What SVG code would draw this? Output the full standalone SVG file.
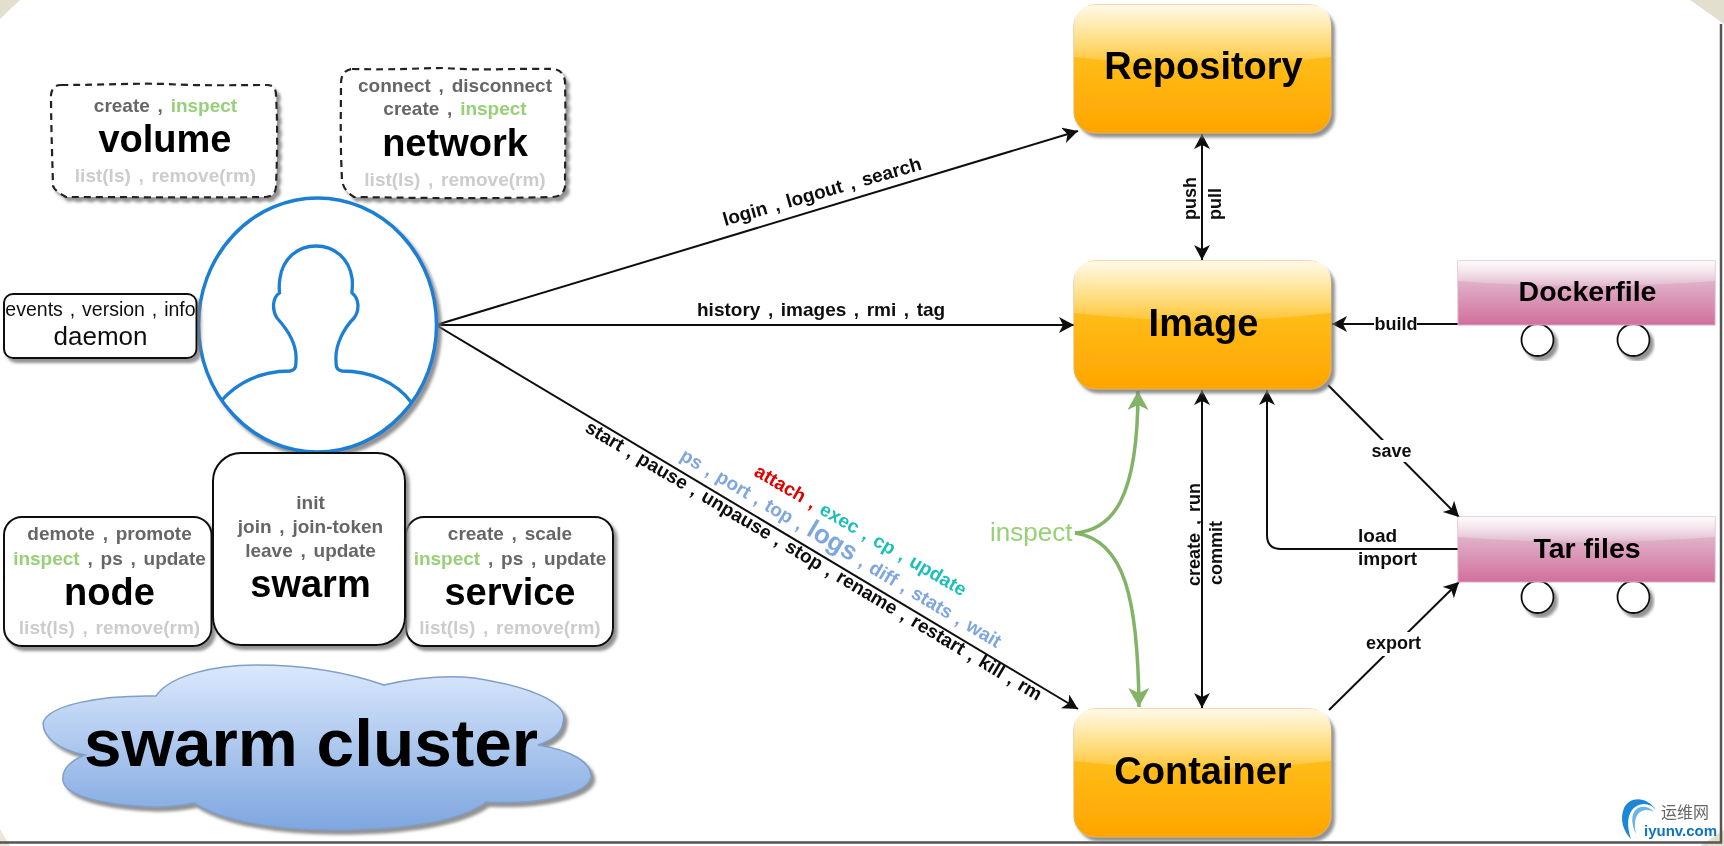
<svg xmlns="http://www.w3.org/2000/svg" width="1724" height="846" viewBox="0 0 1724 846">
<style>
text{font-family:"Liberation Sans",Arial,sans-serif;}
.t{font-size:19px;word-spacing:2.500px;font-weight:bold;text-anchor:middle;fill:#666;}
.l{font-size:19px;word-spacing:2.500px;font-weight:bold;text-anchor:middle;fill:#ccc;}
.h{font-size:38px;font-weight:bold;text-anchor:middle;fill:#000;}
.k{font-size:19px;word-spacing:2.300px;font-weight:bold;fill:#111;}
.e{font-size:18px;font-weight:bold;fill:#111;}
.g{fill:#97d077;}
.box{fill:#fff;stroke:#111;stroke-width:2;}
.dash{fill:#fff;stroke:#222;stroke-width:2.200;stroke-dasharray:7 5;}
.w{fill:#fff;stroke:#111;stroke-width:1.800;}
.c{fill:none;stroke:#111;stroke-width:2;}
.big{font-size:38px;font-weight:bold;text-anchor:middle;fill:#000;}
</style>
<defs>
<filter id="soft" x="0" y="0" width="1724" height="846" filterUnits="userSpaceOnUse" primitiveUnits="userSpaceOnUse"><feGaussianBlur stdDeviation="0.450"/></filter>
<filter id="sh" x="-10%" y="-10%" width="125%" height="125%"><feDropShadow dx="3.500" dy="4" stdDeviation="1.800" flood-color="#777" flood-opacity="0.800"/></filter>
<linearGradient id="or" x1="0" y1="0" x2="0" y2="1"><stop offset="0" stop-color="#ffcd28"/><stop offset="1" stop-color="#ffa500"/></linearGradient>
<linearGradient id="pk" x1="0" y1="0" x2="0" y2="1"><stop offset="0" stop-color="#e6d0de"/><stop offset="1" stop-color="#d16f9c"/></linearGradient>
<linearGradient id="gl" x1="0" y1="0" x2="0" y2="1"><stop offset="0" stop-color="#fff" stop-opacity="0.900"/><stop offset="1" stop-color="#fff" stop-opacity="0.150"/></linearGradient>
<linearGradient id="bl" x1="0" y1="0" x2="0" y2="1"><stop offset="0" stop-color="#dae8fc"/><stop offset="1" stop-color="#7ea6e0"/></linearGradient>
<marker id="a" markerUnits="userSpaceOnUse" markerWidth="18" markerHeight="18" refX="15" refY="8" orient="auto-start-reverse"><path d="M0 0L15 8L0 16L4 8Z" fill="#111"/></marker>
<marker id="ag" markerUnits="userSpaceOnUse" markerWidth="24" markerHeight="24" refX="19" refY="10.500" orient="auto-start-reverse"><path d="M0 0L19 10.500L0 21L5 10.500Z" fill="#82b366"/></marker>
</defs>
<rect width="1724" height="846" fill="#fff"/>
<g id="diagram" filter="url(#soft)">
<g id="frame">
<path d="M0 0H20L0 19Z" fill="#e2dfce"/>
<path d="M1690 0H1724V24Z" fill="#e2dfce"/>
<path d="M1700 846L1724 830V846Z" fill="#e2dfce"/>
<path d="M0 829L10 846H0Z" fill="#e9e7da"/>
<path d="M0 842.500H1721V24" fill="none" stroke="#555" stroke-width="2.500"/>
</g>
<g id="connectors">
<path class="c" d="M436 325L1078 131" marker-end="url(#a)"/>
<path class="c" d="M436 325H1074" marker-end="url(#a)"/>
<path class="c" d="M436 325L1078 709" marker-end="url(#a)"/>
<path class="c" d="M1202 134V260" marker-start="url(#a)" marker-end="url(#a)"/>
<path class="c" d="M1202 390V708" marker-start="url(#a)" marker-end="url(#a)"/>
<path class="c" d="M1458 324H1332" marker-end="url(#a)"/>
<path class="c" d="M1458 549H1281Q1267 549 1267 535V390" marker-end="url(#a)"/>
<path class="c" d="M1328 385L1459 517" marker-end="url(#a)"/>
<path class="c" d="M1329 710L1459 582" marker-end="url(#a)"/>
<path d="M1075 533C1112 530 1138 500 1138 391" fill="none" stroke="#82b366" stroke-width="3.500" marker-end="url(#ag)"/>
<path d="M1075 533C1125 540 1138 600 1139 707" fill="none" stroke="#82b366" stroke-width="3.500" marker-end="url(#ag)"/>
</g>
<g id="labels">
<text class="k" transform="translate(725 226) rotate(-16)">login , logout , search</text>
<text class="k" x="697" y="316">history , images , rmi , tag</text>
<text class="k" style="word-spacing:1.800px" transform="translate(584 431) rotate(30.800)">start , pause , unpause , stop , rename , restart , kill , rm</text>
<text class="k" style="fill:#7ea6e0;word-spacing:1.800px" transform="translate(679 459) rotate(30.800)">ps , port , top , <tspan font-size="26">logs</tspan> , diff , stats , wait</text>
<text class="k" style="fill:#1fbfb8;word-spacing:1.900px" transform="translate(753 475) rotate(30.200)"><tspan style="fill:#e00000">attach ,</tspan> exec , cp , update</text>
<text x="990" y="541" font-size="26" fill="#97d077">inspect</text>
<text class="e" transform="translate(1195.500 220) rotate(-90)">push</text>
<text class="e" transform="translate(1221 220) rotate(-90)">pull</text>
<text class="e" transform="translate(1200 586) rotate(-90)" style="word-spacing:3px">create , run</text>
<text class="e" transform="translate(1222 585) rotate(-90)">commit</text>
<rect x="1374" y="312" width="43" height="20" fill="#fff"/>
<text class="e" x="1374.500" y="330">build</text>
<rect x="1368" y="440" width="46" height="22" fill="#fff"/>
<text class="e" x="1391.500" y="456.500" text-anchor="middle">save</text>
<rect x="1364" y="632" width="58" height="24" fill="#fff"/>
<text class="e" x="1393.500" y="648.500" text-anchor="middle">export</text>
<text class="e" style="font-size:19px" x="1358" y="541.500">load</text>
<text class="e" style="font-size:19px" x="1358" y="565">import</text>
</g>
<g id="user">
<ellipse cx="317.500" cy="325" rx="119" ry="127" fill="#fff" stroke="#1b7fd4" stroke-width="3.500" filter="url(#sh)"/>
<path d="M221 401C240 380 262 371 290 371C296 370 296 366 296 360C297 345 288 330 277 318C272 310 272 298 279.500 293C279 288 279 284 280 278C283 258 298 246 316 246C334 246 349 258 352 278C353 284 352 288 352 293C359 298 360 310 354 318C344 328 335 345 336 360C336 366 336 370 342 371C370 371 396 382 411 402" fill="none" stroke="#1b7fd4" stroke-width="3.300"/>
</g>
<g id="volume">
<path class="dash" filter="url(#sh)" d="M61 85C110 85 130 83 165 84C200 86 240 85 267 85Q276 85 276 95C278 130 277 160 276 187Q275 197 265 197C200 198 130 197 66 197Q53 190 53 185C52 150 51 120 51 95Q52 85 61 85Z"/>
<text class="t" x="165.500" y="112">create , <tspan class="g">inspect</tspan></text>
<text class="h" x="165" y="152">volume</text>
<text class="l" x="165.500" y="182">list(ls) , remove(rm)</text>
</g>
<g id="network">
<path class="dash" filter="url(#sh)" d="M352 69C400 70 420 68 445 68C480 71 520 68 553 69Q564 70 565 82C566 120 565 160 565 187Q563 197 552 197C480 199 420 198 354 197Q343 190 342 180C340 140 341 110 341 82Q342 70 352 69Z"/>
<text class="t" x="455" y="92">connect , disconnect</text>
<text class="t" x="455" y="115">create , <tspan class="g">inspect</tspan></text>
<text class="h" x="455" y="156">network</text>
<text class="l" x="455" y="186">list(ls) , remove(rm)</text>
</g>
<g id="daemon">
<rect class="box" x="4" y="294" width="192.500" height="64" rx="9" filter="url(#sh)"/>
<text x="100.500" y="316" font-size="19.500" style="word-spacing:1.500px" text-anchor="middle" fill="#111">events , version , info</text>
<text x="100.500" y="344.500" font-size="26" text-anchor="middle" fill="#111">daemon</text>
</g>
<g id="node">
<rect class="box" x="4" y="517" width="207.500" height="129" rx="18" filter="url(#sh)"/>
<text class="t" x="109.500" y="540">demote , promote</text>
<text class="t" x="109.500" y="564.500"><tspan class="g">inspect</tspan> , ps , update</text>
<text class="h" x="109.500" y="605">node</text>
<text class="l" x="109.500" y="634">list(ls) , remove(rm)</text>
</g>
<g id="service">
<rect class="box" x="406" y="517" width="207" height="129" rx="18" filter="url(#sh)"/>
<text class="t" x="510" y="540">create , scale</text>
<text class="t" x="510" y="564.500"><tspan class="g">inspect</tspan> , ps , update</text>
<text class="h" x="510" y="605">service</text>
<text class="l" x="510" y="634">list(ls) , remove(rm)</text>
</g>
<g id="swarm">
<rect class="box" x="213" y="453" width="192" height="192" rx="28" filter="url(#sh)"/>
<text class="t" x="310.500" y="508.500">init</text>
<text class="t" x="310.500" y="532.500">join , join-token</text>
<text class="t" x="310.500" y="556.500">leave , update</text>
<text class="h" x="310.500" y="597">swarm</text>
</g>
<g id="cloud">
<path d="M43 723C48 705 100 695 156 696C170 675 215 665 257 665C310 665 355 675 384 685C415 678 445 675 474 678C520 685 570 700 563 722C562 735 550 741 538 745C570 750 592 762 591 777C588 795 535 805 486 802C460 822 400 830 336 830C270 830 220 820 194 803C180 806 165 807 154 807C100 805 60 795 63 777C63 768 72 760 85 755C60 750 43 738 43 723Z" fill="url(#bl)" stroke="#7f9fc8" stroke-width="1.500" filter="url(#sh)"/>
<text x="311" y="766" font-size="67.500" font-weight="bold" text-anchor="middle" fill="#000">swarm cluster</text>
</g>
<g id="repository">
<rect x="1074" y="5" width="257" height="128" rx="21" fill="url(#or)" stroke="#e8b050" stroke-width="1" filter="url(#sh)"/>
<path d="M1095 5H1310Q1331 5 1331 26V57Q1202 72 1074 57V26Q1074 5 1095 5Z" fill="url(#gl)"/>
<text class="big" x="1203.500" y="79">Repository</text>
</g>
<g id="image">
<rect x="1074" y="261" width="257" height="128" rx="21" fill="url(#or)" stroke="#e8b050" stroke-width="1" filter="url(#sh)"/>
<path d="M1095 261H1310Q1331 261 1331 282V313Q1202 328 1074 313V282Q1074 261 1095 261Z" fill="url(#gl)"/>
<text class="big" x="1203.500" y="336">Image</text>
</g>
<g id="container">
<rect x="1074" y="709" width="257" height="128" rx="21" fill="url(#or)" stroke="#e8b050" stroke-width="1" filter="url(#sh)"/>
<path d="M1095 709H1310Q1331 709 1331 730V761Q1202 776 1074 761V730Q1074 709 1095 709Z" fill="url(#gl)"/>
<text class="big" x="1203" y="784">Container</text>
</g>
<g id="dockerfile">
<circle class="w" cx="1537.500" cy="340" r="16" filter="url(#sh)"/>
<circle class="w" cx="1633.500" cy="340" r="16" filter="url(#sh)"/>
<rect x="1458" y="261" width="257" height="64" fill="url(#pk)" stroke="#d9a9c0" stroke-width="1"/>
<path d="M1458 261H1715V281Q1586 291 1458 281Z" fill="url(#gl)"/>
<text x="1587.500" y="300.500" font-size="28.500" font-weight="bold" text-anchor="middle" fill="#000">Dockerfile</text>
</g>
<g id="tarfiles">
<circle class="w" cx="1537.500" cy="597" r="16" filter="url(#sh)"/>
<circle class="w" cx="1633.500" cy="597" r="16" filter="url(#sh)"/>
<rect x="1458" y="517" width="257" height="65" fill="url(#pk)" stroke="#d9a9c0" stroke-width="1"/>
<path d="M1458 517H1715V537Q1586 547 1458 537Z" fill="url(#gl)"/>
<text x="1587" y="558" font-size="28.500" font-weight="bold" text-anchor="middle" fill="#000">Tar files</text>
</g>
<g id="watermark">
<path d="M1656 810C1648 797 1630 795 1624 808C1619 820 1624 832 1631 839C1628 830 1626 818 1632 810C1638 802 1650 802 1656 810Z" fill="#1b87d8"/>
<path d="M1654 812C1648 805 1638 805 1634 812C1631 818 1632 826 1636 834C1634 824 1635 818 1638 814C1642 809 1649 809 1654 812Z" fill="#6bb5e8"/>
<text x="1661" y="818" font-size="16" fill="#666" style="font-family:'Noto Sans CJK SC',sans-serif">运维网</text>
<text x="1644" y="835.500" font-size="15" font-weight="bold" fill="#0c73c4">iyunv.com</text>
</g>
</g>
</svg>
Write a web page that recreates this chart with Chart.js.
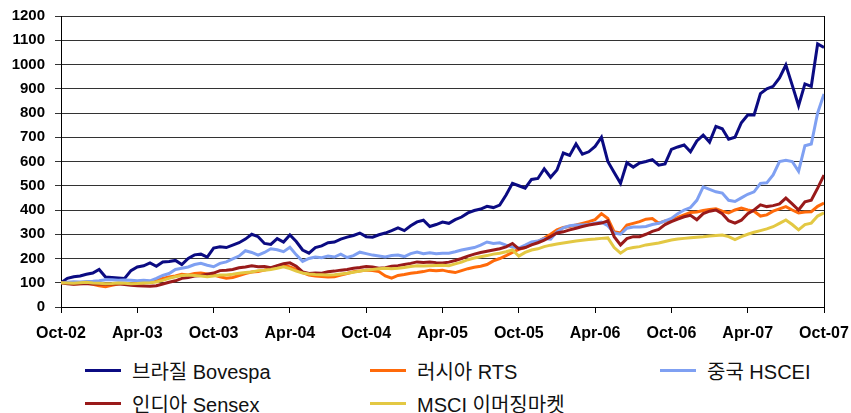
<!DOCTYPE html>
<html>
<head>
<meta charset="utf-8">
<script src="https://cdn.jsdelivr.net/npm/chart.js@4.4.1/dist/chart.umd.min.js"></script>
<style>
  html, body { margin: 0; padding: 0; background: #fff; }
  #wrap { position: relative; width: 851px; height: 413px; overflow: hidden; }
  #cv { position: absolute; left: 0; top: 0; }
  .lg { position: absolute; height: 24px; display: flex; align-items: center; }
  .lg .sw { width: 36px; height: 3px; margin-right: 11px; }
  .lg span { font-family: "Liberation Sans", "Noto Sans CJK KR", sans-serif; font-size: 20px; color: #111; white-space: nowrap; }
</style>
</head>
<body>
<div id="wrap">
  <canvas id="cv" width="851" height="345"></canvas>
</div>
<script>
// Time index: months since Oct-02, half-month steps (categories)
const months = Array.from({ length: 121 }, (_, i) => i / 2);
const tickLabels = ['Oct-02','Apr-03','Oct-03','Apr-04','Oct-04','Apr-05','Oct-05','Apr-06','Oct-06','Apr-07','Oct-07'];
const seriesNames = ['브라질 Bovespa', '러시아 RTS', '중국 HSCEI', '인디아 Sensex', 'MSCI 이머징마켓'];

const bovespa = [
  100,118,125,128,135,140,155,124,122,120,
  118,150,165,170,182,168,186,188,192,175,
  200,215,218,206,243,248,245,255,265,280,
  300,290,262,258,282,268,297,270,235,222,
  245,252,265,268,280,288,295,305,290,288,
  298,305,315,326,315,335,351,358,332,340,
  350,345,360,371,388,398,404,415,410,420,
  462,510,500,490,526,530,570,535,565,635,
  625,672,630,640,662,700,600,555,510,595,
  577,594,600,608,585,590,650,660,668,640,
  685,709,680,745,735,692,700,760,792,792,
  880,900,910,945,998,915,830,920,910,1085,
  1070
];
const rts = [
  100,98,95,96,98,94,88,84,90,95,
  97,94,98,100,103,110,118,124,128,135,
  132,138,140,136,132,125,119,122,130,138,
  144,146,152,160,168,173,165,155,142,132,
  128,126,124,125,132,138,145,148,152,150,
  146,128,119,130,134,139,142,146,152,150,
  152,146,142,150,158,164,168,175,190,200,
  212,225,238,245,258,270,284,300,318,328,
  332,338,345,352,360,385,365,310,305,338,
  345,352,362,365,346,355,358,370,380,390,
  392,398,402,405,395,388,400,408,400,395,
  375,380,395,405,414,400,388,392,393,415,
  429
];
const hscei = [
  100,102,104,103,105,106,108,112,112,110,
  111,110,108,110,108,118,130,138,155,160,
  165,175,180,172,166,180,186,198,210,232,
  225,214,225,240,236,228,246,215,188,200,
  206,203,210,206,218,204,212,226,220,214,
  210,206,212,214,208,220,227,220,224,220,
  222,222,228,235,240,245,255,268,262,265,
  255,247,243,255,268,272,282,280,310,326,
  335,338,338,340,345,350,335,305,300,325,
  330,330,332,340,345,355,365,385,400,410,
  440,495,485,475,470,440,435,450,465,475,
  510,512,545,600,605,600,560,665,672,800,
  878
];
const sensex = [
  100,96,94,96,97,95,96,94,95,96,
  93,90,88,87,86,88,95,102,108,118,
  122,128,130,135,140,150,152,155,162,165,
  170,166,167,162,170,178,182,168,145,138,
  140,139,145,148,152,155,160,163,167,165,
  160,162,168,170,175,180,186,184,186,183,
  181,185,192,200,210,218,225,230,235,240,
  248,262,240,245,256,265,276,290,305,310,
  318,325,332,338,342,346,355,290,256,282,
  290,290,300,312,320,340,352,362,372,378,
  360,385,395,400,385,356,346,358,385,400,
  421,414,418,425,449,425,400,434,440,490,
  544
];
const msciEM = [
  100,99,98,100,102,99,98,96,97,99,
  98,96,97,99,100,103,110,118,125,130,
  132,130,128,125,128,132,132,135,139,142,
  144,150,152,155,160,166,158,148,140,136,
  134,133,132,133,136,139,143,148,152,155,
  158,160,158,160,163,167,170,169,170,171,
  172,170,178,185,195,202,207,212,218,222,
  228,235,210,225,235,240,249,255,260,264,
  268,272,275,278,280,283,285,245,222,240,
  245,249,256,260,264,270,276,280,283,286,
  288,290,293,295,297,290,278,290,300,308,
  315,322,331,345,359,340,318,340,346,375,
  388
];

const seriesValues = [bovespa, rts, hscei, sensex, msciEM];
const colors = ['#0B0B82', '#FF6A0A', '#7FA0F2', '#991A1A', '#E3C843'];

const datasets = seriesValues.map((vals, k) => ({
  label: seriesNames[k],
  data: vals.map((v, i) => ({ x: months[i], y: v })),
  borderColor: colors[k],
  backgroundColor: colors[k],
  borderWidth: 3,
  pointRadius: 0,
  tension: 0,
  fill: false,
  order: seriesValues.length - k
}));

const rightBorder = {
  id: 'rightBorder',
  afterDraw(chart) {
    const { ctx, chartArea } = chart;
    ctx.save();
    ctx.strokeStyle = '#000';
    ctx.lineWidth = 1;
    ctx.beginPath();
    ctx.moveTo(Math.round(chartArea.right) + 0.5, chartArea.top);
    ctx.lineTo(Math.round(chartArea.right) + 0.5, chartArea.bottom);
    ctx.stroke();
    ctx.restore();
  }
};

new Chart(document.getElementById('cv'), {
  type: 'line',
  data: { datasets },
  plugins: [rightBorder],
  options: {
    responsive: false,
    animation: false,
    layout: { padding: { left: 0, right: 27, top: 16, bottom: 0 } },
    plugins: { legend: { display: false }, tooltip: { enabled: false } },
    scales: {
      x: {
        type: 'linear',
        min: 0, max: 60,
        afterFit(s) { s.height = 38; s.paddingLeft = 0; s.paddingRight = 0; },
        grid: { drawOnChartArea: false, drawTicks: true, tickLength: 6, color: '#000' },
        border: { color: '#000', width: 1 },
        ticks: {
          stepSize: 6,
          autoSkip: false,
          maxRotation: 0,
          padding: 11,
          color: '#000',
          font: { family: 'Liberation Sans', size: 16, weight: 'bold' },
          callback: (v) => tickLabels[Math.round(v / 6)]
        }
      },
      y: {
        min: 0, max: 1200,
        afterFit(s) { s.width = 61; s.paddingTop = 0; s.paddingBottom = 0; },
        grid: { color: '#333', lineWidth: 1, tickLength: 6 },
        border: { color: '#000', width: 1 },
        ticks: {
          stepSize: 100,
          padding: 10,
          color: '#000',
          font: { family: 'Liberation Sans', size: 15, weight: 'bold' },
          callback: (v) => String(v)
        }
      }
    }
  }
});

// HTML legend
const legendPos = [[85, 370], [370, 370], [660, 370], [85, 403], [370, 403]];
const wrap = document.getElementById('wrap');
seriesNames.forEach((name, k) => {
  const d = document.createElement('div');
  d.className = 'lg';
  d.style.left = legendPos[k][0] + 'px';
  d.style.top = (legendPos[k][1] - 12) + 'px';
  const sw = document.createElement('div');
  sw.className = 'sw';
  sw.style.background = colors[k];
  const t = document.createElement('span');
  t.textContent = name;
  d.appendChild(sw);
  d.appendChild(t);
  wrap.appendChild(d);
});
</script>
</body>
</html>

- _TASK DESCRIPTION_
Find "this". Copy every line it occurs in.

- _PROBLEM SOLUTION_
What SVG code would draw this? Output the full standalone SVG file.
Write a web page that recreates this chart with Chart.js.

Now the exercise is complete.